C’est un public majoritairement francophone qui était venu voir la pièce, jouée en français avec des sous-titres en arabe parfois limités. Toute la communauté expatriée s’était retrouvée, parée de ses plus beaux habits et curieuse de la mise en scène du roman « Chicago », paru en 2007. Car c’était un véritable défi relevé par Jean-Louis Martinelli, que de faire vivre cette histoire au delà des mots, et de nous replonger dans une autre communauté, la communauté égyptienne de Chicago ; On a rencontré ce soir là, un étudiant épris de liberté, une épouse frustrée, un bon docteur, un universitaire usurpateur, un tartuffe islamique et un espion pervers venus étudier, travailler, faire fortune, chercher une nouvelle vie, ou tout cela à la fois.

Mais tous ces personnages n’en restent pas moins en proie aux questionnements qui secouent leur pays, et retranscrivent le débat au sein de leurs relations. Car nous sommes dans l’Egypte dictatoriale de l’ère Moubarak, avec sa corruption, ses méthodes de pression et d’intimidation, sa loi du silence. Ce sont justement les moments où le silence est brisé, où les tabous tombent, en matière de politique, mais aussi de sexe ou encore de religion, que nous donne à voir l’auteur, pour notre plus grand plaisir. Il est intéressant de fouiller dans les contradictions passées d’une société en plein changement pour mieux la comprendre ; contradictions qui ont amenées à une révolution. Alaa El Aswany dit de celle-ci, qu’elle est encore d’actualité :

« C’est un changement de vision du monde et dans la société à tous les niveaux : économique, social, culturel et bien sûr politique […] il y a des choses qui n’ont pas été faites, d’autres qui auraient pu être mieux réalisées ; je ne dis pas que tout est parfait. Je crois notamment que la justice sociale, qui était l’un des idéaux de la révolution a été un peu trop vite oubliée. »

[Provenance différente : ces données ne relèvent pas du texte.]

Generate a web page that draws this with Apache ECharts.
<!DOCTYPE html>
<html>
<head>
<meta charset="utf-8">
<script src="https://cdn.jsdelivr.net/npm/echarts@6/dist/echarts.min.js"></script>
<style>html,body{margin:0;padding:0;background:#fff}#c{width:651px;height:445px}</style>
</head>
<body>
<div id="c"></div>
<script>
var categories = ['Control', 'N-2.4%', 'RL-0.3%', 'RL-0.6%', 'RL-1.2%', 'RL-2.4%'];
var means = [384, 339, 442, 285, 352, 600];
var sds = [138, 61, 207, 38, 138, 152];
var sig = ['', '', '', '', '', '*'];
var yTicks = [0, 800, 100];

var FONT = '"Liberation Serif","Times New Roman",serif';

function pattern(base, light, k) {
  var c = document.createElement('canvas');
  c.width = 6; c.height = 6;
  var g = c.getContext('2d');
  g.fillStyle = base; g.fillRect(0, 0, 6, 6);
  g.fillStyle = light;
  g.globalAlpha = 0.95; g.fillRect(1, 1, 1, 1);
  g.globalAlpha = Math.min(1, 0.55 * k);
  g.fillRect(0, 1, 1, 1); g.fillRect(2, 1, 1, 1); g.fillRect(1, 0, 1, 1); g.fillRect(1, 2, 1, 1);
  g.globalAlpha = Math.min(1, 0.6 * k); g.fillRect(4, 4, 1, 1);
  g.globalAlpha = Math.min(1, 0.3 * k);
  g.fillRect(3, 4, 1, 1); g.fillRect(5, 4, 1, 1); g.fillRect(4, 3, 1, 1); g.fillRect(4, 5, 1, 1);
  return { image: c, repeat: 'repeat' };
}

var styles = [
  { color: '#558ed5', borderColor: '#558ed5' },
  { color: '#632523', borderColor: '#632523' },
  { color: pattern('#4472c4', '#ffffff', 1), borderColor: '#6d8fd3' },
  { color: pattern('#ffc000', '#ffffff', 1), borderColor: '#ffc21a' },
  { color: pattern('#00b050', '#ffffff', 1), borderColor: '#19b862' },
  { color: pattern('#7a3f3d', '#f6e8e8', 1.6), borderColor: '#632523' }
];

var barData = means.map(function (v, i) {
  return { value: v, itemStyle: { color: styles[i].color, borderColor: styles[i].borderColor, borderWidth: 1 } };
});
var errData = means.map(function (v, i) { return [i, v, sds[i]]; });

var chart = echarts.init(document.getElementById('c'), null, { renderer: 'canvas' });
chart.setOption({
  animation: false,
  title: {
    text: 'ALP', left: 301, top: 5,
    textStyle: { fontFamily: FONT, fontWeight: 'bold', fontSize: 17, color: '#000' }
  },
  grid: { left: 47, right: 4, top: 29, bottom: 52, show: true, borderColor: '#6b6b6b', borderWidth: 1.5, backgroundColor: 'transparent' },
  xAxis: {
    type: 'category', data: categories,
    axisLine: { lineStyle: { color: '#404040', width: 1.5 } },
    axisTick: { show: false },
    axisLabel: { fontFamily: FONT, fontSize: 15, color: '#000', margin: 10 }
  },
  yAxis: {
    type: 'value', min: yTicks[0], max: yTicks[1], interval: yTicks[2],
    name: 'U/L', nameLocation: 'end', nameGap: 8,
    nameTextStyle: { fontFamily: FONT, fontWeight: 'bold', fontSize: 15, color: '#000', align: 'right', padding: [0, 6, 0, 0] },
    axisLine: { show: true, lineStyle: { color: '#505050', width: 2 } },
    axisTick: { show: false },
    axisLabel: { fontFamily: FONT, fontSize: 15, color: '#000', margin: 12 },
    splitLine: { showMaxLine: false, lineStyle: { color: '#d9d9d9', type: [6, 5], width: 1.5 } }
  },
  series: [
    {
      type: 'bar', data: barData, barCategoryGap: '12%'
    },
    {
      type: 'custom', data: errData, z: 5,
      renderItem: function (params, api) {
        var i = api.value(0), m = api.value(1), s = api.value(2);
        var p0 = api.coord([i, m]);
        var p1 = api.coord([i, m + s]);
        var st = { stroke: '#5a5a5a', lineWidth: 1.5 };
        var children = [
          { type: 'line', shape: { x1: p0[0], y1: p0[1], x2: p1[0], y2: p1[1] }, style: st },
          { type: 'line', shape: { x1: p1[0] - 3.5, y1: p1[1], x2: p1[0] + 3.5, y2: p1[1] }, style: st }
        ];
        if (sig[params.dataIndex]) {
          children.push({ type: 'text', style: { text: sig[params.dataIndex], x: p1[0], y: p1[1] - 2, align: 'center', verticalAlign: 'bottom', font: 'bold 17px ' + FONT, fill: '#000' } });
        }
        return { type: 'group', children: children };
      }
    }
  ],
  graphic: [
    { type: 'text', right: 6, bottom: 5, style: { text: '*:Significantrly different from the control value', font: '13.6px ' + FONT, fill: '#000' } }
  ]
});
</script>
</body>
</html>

« Regard d’Alaa El Aswany sur la transition en Egypte », Marwan CHAHIN, Moyen-Orient n°16 p10-14, Octobre-décembre 21012.

 Ces paroles expliquent un peu et  décrivent beaucoup, certaines des contradictions qui demeurent dans cette nouvelle société en construction, qui garde un pied dans le passé.

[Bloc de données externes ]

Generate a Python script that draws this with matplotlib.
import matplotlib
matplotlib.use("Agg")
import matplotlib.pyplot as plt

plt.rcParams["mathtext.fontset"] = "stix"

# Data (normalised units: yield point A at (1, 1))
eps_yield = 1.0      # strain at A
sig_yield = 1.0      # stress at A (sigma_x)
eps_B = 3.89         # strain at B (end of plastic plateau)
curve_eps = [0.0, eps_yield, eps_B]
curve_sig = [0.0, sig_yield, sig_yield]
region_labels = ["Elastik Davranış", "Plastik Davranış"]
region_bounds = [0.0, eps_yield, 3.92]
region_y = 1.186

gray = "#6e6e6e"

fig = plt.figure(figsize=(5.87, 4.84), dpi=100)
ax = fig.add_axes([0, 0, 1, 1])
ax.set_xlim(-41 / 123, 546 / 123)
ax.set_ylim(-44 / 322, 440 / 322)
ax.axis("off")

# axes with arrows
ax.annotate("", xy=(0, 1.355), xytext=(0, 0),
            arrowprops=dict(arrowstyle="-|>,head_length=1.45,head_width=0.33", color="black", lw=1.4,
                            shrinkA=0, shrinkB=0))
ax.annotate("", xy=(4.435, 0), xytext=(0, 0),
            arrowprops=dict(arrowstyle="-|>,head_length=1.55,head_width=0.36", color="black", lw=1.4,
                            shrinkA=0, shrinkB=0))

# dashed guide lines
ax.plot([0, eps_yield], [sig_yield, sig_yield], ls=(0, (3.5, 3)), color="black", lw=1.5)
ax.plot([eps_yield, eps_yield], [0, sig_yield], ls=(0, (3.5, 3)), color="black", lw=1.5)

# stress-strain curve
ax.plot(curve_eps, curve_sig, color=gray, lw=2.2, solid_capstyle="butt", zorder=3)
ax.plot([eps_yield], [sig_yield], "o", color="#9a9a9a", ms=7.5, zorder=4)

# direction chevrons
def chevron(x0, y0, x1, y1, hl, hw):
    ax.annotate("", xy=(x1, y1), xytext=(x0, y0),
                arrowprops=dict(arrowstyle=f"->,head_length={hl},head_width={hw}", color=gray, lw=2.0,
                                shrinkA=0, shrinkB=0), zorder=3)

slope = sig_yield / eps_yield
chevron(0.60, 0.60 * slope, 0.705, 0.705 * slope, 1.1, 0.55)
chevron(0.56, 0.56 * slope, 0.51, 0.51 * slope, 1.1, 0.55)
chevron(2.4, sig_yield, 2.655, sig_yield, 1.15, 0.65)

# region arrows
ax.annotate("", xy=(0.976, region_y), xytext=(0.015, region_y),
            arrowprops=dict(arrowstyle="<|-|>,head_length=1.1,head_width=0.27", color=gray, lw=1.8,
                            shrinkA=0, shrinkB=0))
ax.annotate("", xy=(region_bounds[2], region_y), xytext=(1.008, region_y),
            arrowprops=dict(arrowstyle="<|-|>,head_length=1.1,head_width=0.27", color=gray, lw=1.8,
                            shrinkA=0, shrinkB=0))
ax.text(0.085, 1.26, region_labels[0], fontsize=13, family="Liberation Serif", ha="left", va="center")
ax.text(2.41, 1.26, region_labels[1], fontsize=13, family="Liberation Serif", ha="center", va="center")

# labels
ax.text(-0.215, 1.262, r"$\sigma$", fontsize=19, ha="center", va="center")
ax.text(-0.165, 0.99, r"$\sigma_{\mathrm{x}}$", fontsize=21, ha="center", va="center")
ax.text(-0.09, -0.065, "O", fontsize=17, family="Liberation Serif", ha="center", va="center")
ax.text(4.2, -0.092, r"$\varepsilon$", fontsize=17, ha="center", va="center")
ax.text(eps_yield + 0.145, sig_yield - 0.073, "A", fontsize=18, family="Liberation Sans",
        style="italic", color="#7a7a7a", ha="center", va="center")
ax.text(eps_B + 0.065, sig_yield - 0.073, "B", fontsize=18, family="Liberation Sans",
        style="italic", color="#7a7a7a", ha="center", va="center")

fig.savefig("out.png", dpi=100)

Les questions de religion, « à laquelle les égyptiens sont très attachés », les questions de mœurs, de justice sociale, de politique internationale font débat entre les partisans d’une Egypte conservatrice et les autres, souvent plus libéraux qui aspirent à plus de libertés individuelles. Toutes ces questions, qui se posaient déjà avant la révolution, et qui ont été retranscrites dans la pièce d’Alaa El Aswany, nous aident à adopter une lecture du présent plus précise, puisqu’elle est ancrée dans le passé.

Une autre question qui apparaît dans la pièce et aussi dans la vie, est celle de l’émigration : certains sont déjà partis il y a longtemps, comme nos personnages, tellement éloignés de leur Egypte natale, mais qui ne peuvent pourtant pas « lâcher » totalement les liens qu’ils entretiennent avec elle ; d’autres partent maintenant, déçus par une révolution qu’ils estiment ratée et des problèmes du quotidien qui persistent, enfin d’autres encore partiront plus tard, parce que c’est le rêve de beaucoup : ceux ci se sentent à l’étroit dans leur pays et pensent qu’ils trouveront ailleurs les moyens de se réaliser.

 Et on ne peux les blâmer, alors que nous avons la liberté de venir et de repartir de ce pays, et que nous pouvons jouir des bienfaits de cette nouvelle société d’accueil tout en gardant les avantages de notre nationalité : les visas, les sorties un peu tard le soir, la tolérance de la plupart des égyptiens vis à vis de notre mode de vie qui n’est pas le leur parce que l’on est justement, pas égyptien.